Furst-Bowe said she did not see any issue in contacting the department chairs without first contacting Romero.
“The provost certainly has a right to contact a department chair and say, ‘We’re looking at how we might best staff the museum. How are you using the museum in your classes?’ I don’t know that we need to spend two administrators’ time,” Furst-Bowe said.
Despite referring to Romero as “Mr. Open and Transparent” in an email after he reported the provost for making calls to the chairs, Furst-Bowe said she and Romero have “a good working relationship.”
“We’ve traveled to Cuba together. I’m a great supporter of the work that he’s doing in CAS. I guess my only comment would be he’s got a very big college, you know, hundreds of faculty, thousands of students. Communication isn’t always perfect,” Furst-Bowe said. “Sometimes rumors start. I think he really tries to communicate, but I think sometimes with the hundreds of faculty and thousands of students, it gets to be a challenge.”
Furst-Bowe wrote in a March 4 email to Romero that “the museum fiasco” originated in the College of Arts and Sciences.
Romero said the college did not initiate the petition on Change.org.
“That was a student, actually, who posted that,” Romero said. “From there, it spread around.”
The student who started the petition is Carrie Smith, who works as a graduate assistant in the University Museum. She declined to comment.
Romero declined to comment on his working relationship with the chancellor.
“I am focused on the future, on getting all these people together [in the advisory committee], hiring the new people, raising money for the museum,” Romero said. “I really want to concentrate on the future.”
Looking back, planning ahead: “Not just some kind of warehouse”
Though she said in a Feb. 3 email regarding the museum, “improving or even maintaining the current situation just isn’t one of our priorities,” Furst-Bowe said in a recent interview that she would like to improve the University Museum.
“I’m [the] kind of person [who likes] to leave a situation better than when I started,” Furst-Bowe said. “I would like to see us make some improvements. It’s kind of been sitting there the way it’s been sitting for a long time.”
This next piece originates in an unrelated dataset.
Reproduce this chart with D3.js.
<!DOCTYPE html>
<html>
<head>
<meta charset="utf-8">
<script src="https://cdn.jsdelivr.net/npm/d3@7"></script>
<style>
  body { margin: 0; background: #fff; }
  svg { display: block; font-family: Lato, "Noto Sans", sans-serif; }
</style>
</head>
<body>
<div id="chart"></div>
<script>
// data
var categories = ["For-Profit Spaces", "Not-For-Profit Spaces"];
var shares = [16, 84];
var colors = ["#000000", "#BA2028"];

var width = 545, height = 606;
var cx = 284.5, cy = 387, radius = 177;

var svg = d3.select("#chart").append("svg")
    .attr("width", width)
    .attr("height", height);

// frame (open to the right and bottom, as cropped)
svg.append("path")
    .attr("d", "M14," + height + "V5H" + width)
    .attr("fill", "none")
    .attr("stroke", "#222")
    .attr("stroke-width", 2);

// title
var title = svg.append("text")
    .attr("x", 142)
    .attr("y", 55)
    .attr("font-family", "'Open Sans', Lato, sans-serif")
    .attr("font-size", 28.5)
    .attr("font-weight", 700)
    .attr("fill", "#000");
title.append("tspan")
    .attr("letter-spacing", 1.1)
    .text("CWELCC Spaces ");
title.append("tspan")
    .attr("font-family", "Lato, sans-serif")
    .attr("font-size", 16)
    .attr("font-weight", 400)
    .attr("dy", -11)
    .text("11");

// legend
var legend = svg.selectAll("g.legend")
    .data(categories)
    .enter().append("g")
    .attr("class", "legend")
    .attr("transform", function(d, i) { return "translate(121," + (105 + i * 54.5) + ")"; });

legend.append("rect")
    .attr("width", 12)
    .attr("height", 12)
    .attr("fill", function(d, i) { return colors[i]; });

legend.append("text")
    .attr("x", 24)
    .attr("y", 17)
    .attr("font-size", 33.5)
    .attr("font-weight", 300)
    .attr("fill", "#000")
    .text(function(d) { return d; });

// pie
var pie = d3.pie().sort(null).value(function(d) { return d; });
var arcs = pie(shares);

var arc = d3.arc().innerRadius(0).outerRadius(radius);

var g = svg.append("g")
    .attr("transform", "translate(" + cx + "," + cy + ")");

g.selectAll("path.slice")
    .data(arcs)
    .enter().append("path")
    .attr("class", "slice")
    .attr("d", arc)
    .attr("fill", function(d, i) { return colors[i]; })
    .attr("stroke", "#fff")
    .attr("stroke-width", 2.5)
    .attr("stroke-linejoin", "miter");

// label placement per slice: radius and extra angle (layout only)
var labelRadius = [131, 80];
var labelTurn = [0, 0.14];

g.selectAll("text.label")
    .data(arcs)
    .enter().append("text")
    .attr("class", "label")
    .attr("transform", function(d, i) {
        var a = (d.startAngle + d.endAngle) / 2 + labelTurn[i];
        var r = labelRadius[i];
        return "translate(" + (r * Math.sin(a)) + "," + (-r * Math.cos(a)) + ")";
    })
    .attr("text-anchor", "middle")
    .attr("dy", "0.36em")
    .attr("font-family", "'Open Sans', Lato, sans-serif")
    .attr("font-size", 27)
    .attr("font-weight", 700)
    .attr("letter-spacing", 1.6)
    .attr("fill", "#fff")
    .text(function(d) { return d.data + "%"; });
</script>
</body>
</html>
Furst-Bowe said she has learned quite a few things through this experience.
She said she realized “that it’s not just some kind of a warehouse out there with all kinds of stuff that nobody cares about, which in all honesty, was probably my initial impression. I just never heard much about it.”
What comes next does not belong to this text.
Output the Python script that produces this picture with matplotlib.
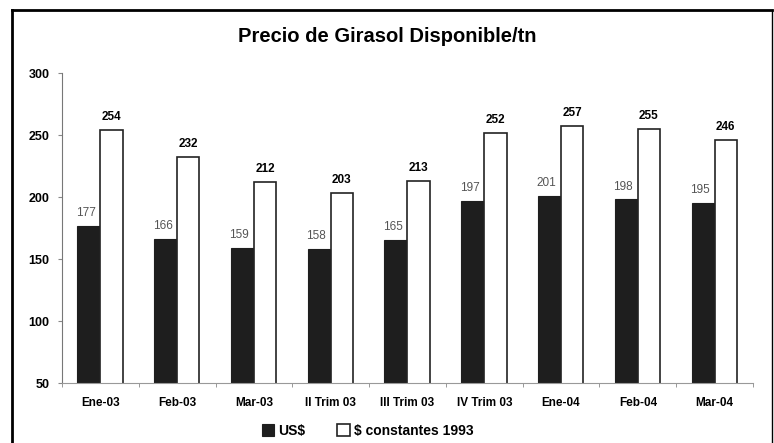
import numpy as np
import matplotlib.pyplot as plt
from matplotlib.lines import Line2D

plt.rcParams['font.family'] = ['Liberation Sans', 'DejaVu Sans']

categorias = ["Ene-03", "Feb-03", "Mar-03", "II Trim 03", "III Trim 03",
              "IV Trim 03", "Ene-04", "Feb-04", "Mar-04"]
usd = [177, 166, 159, 158, 165, 197, 201, 198, 195]
constantes = [254, 232, 212, 203, 213, 252, 257, 255, 246]

fig = plt.figure(figsize=(7.74, 4.43), dpi=100)
ax = fig.add_axes([62/774, 60/443, 691/774, 310/443])

x = np.arange(len(categorias))
w = 0.29
b1 = ax.bar(x - w/2 - 0.01, usd, w, bottom=0, color="#1e1e1e", edgecolor="#1e1e1e",
            linewidth=0.8, label="US$")
b2 = ax.bar(x + w/2, constantes, w, color="white", edgecolor="#222222",
            linewidth=1.2, label="$ constantes 1993")

for xi, v in zip(x, usd):
    ax.annotate(str(v), (xi - w/2 - 0.01, v), xytext=(-2, 5), textcoords="offset points",
                ha="center", va="bottom", fontsize=8.5, color="#555555")
for xi, v in zip(x, constantes):
    ax.annotate(str(v), (xi + w/2, v), xytext=(0, 5), textcoords="offset points",
                ha="center", va="bottom", fontsize=8.5, fontweight="bold", color="black")

ax.set_ylim(50, 300)
ax.set_xlim(-0.5, len(categorias) - 0.5)
ax.set_yticks([50, 100, 150, 200, 250, 300])
ax.set_xticks(x)
ax.set_xticklabels(categorias, fontsize=8.5, fontweight="bold")
ax.set_xticks(np.arange(-0.5, len(categorias)), minor=True)
ax.tick_params(axis="x", which="major", length=0, pad=10)
ax.tick_params(axis="x", which="minor", length=3, color="#888888")
ax.tick_params(axis="y", length=3, color="#888888", labelsize=9, pad=6)
for t in ax.get_yticklabels():
    t.set_fontweight("bold")

for s in ["top", "right"]:
    ax.spines[s].set_visible(False)
ax.spines["left"].set_color("#777777")
ax.spines["bottom"].set_color("#999999")

fig.text(0.5, 1 - 36/443, "Precio de Girasol Disponible/tn", ha="center", va="center",
         fontsize=14.5, fontweight="bold")

fig.legend(handles=[b1, b2], loc="center", bbox_to_anchor=(0.475, 0.027), ncol=2,
           frameon=False, prop={"size": 10, "weight": "bold"}, handlelength=0.9,
           handleheight=0.9, columnspacing=2.3, handletextpad=0.3)

# marco
fig.add_artist(Line2D([12/774, 12/774], [0, 1 - 10/443], color="black", lw=2))
fig.add_artist(Line2D([12/774, 772/774], [1 - 10/443, 1 - 10/443], color="black", lw=2))
fig.add_artist(Line2D([772/774, 772/774], [0, 1 - 10/443], color="black", lw=1))

fig.savefig("out.png", dpi=100)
Furst-Bowe said knowing that there are supporters of the museum is “actually kind of nice.”
“It’s good to know that if we are serious about finding out what we’ve got and improving the situation out there that we’re going to have a lot of people, frankly, on campus and in the community that would be willing to roll up their sleeves and help,” Furst-Bowe said. “That’s the impression I got.”
In a Jan. 30 email, Furst-Bowe wrote that the administration’s stated priorities include “enrollment, retention, online, grants, fundraising, etc.” She said in a recent interview that the University Museum might be helpful in the grants and fundraising areas, but not helpful for something like recruitment.
“I don’t know if the average undergraduate would care a whole lot about it. Maybe. Maybe a student that was interested in art or art history or history,” Furst-Bowe said. “I think probably more for graduate students, especially those who are actually in the museum studies program, that might be appealing because my understanding is that graduate students can go there and I don’t know if they are just like student-employees or if they’re interns, but they can actually go there and get some hands-on experience working with the artifacts.”
Furst-Bowe said the University Museum itself might not be impressive to potential students, but the art displayed around campus is.
“I definitely think the campus itself is very attractive to new students. I know when I came here for my job interview, I thought, ‘Wow. This is a beautiful campus,’ and the art was definitely a part of that,” Furst-Bowe said. “But to actually show perspective students the museum, I don’t think that would be a real selling tool at this point.”
Furst-Bowe said cataloguing and possibly “weeding” the collection is the next most necessary step for the museum.
“If we ever hope to have a more permanent type of home for the collection, I think we would have to know what exactly we want to keep,” Furst-Bowe said.
Romero said there has been discussion for some time about incorporating a specific building on campus in which to display objects from the museum, but “it hasn’t been a priority.” Even for Romero, he said there are other aspects of the museum he would rather focus on than adding a building.
“Right now, I think priority No. 1 for us is to have a full staff for the museum because without people, that’s not going to work,” Romero said. “No. 2 is to be able to finish the cataloguing of all the pieces of the museum and make that information and the pictorial aspect of that available through the Internet, so people can visit the museum virtually.”
Romero said cataloguing of the collection is about halfway completed. He said because the campus is the museum, having information available online is going to be useful in helping people locate pieces of the collection throughout the campus.
“I’m not crazy about necessarily having a building for it. I think we’ve been helped also by the fact that, with the expansion of the Art and Design Building, now we have an art gallery there. We have a place for exhibits,” Romero said. “It would be nice to have a building, but I wouldn’t put it at the top right now of priorities, especially in this fiscal environment.”
Furst-Bowe said the future of the University Museum will depend upon recommendations from the director.
“To just keep adding and adding things when you don’t really have staff to take care of them, when you don’t really know who’s using them, how they’re being used, that isn’t the best way to do business either, so we really need someone to come in and tell us what we have and how it can best be used,” Furst-Bowe said.